╔══

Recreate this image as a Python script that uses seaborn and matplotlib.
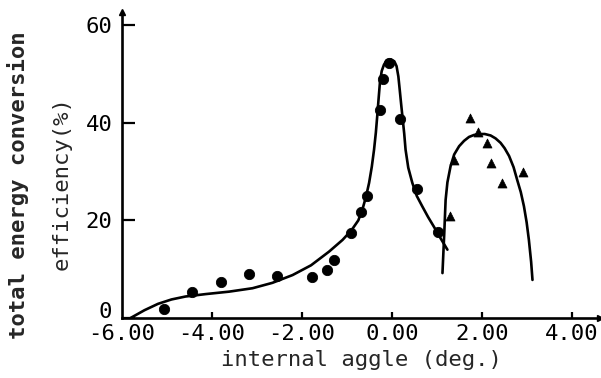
import numpy as np
import pandas as pd
import seaborn as sns
import matplotlib
matplotlib.use('Agg')
import matplotlib.pyplot as plt
import matplotlib.transforms as mtransforms

# measured points (circles, first peak)
circ_x = [-5.07, -4.44, -3.81, -3.18, -2.56, -1.77, -1.45, -1.29, -0.92, -0.68,
          -0.55, -0.27, -0.21, -0.07, 0.17, 0.56, 1.01]
circ_y = [1.8, 5.4, 7.4, 9.0, 8.6, 8.3, 9.9, 11.8, 17.5, 21.7,
          24.9, 42.7, 49.0, 52.3, 40.7, 26.5, 17.7]

# measured points (triangles, second peak)
tri_x = [1.28, 1.38, 1.73, 1.91, 2.10, 2.20, 2.45, 2.91]
tri_y = [20.8, 32.4, 40.9, 38.2, 35.9, 31.7, 27.6, 30.0]

# theory curves
curve1_x = [-5.81, -5.50, -5.20, -4.90, -4.59, -4.14, -3.62, -3.10, -2.66, -2.21,
            -1.80, -1.40, -1.10, -0.90, -0.75, -0.66, -0.58, -0.51, -0.45, -0.40,
            -0.36, -0.33, -0.30, -0.27, -0.23, -0.18, -0.12, -0.03, 0.05, 0.10,
            0.14, 0.17, 0.20, 0.23, 0.27, 0.30, 0.36, 0.45, 0.55, 0.67,
            0.80, 0.93, 1.08, 1.23]
curve1_y = [0.0, 1.6, 2.9, 3.8, 4.4, 4.9, 5.4, 6.1, 7.2, 8.8,
            10.8, 13.6, 16.0, 18.0, 20.0, 22.2, 24.8, 27.7, 31.0, 34.5,
            38.0, 41.3, 44.8, 48.2, 50.6, 51.9, 52.8, 53.0, 52.6, 51.6,
            49.5, 46.8, 44.0, 41.3, 37.8, 34.5, 30.8, 27.7, 25.0, 22.9,
            20.7, 18.7, 16.3, 14.0]

curve2_x = [1.12, 1.16, 1.19, 1.23, 1.30, 1.38, 1.49, 1.60, 1.71, 1.82, 1.93, 2.06, 2.19,
            2.30, 2.41, 2.50, 2.60, 2.70, 2.78, 2.86, 2.93, 2.99, 3.04, 3.09, 3.12]
curve2_y = [9.2, 17.4, 24.2, 27.8, 31.1, 33.5, 35.2, 36.3, 37.1, 37.5, 37.7, 37.7, 37.4,
            36.8, 35.9, 34.8, 33.2, 30.9, 28.3, 25.8, 22.9, 19.6, 16.0, 11.5, 7.8]

xticks = [-6, -4, -2, 0, 2, 4]
xticklabels = ['-6.00', '-4.00', '-2.00', '0.00', '2.00', '4.00']
yticks = [0, 20, 40, 60]

sns.set_style('ticks')
plt.rcParams['font.family'] = ['DejaVu Sans Mono', 'DejaVu Sans']

fig = plt.figure(figsize=(6.01, 3.78), dpi=100)
ax = fig.add_axes([122 / 601, 1 - 318 / 378, (600 - 122) / 601, (318 - 12) / 378])

c1 = pd.DataFrame({'x': curve1_x, 'y': curve1_y})
c2 = pd.DataFrame({'x': curve2_x, 'y': curve2_y})
sns.lineplot(data=c1, x='x', y='y', sort=False, color='black', lw=1.9, ax=ax)
sns.lineplot(data=c2, x='x', y='y', sort=False, color='black', lw=1.9, ax=ax)
sns.scatterplot(x=circ_x, y=circ_y, color='black', s=55, marker='o', edgecolor='black', ax=ax)
sns.scatterplot(x=tri_x, y=tri_y, color='black', s=42, marker='^', edgecolor='black', ax=ax)

ax.set_xlim(-6.0, 4.62)
ax.set_ylim(0, 62.7)
sns.despine(ax=ax)
for s in ['left', 'bottom']:
    ax.spines[s].set_linewidth(1.9)
    ax.spines[s].set_color('black')

ax.set_xticks(xticks)
ax.set_xticklabels(xticklabels)
ax.set_yticks(yticks)
ax.tick_params(axis='x', direction='in', length=4, width=1.6, pad=4, labelsize=16, colors='black')
ax.tick_params(axis='y', direction='in', length=9, width=1.6, pad=7, labelsize=16, colors='black')
ax.xaxis.get_major_ticks()[0].tick1line.set_visible(False)
# zero label sits slightly above the axis line
zlab = ax.yaxis.get_major_ticks()[0].label1
zlab.set_transform(zlab.get_transform() + mtransforms.ScaledTranslation(0, 6 / 72, fig.dpi_scale_trans))

# little arrow heads on the axes
ax.plot(0, 1, marker='^', color='black', ms=5, transform=ax.transAxes, clip_on=False)
ax.plot(1, 0, marker='>', color='black', ms=5, transform=ax.transAxes, clip_on=False)

ax.set_xlabel('')
ax.set_ylabel('')
fig.text(361 / 601, 1 - 360 / 378, 'internal aggle (deg.)', ha='center', va='center', fontsize=16)
fig.text(18 / 601, 1 - 185 / 378, 'total energy conversion', ha='center', va='center',
         rotation=90, fontsize=16, fontweight='bold')
fig.text(62 / 601, 1 - 183 / 378, 'efficiency(%)', ha='center', va='center', rotation=90, fontsize=16)

fig.savefig('out.png', dpi=100)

╚══

DIRECTION
Copy out the whole listing exactly, and don't carry over any pictures.

ANSWER IN FULL
Recreate this image as a Python script that uses seaborn and matplotlib.
import numpy as np
import pandas as pd
import seaborn as sns
import matplotlib
matplotlib.use('Agg')
import matplotlib.pyplot as plt
import matplotlib.transforms as mtransforms

# measured points (circles, first peak)
circ_x = [-5.07, -4.44, -3.81, -3.18, -2.56, -1.77, -1.45, -1.29, -0.92, -0.68,
          -0.55, -0.27, -0.21, -0.07, 0.17, 0.56, 1.01]
circ_y = [1.8, 5.4, 7.4, 9.0, 8.6, 8.3, 9.9, 11.8, 17.5, 21.7,
          24.9, 42.7, 49.0, 52.3, 40.7, 26.5, 17.7]

# measured points (triangles, second peak)
tri_x = [1.28, 1.38, 1.73, 1.91, 2.10, 2.20, 2.45, 2.91]
tri_y = [20.8, 32.4, 40.9, 38.2, 35.9, 31.7, 27.6, 30.0]

# theory curves
curve1_x = [-5.81, -5.50, -5.20, -4.90, -4.59, -4.14, -3.62, -3.10, -2.66, -2.21,
            -1.80, -1.40, -1.10, -0.90, -0.75, -0.66, -0.58, -0.51, -0.45, -0.40,
            -0.36, -0.33, -0.30, -0.27, -0.23, -0.18, -0.12, -0.03, 0.05, 0.10,
            0.14, 0.17, 0.20, 0.23, 0.27, 0.30, 0.36, 0.45, 0.55, 0.67,
            0.80, 0.93, 1.08, 1.23]
curve1_y = [0.0, 1.6, 2.9, 3.8, 4.4, 4.9, 5.4, 6.1, 7.2, 8.8,
            10.8, 13.6, 16.0, 18.0, 20.0, 22.2, 24.8, 27.7, 31.0, 34.5,
            38.0, 41.3, 44.8, 48.2, 50.6, 51.9, 52.8, 53.0, 52.6, 51.6,
            49.5, 46.8, 44.0, 41.3, 37.8, 34.5, 30.8, 27.7, 25.0, 22.9,
            20.7, 18.7, 16.3, 14.0]

curve2_x = [1.12, 1.16, 1.19, 1.23, 1.30, 1.38, 1.49, 1.60, 1.71, 1.82, 1.93, 2.06, 2.19,
            2.30, 2.41, 2.50, 2.60, 2.70, 2.78, 2.86, 2.93, 2.99, 3.04, 3.09, 3.12]
curve2_y = [9.2, 17.4, 24.2, 27.8, 31.1, 33.5, 35.2, 36.3, 37.1, 37.5, 37.7, 37.7, 37.4,
            36.8, 35.9, 34.8, 33.2, 30.9, 28.3, 25.8, 22.9, 19.6, 16.0, 11.5, 7.8]

xticks = [-6, -4, -2, 0, 2, 4]
xticklabels = ['-6.00', '-4.00', '-2.00', '0.00', '2.00', '4.00']
yticks = [0, 20, 40, 60]

sns.set_style('ticks')
plt.rcParams['font.family'] = ['DejaVu Sans Mono', 'DejaVu Sans']

fig = plt.figure(figsize=(6.01, 3.78), dpi=100)
ax = fig.add_axes([122 / 601, 1 - 318 / 378, (600 - 122) / 601, (318 - 12) / 378])

c1 = pd.DataFrame({'x': curve1_x, 'y': curve1_y})
c2 = pd.DataFrame({'x': curve2_x, 'y': curve2_y})
sns.lineplot(data=c1, x='x', y='y', sort=False, color='black', lw=1.9, ax=ax)
sns.lineplot(data=c2, x='x', y='y', sort=False, color='black', lw=1.9, ax=ax)
sns.scatterplot(x=circ_x, y=circ_y, color='black', s=55, marker='o', edgecolor='black', ax=ax)
sns.scatterplot(x=tri_x, y=tri_y, color='black', s=42, marker='^', edgecolor='black', ax=ax)

ax.set_xlim(-6.0, 4.62)
ax.set_ylim(0, 62.7)
sns.despine(ax=ax)
for s in ['left', 'bottom']:
    ax.spines[s].set_linewidth(1.9)
    ax.spines[s].set_color('black')

ax.set_xticks(xticks)
ax.set_xticklabels(xticklabels)
ax.set_yticks(yticks)
ax.tick_params(axis='x', direction='in', length=4, width=1.6, pad=4, labelsize=16, colors='black')
ax.tick_params(axis='y', direction='in', length=9, width=1.6, pad=7, labelsize=16, colors='black')
ax.xaxis.get_major_ticks()[0].tick1line.set_visible(False)
# zero label sits slightly above the axis line
zlab = ax.yaxis.get_major_ticks()[0].label1
zlab.set_transform(zlab.get_transform() + mtransforms.ScaledTranslation(0, 6 / 72, fig.dpi_scale_trans))

# little arrow heads on the axes
ax.plot(0, 1, marker='^', color='black', ms=5, transform=ax.transAxes, clip_on=False)
ax.plot(1, 0, marker='>', color='black', ms=5, transform=ax.transAxes, clip_on=False)

ax.set_xlabel('')
ax.set_ylabel('')
fig.text(361 / 601, 1 - 360 / 378, 'internal aggle (deg.)', ha='center', va='center', fontsize=16)
fig.text(18 / 601, 1 - 185 / 378, 'total energy conversion', ha='center', va='center',
         rotation=90, fontsize=16, fontweight='bold')
fig.text(62 / 601, 1 - 183 / 378, 'efficiency(%)', ha='center', va='center', rotation=90, fontsize=16)

fig.savefig('out.png', dpi=100)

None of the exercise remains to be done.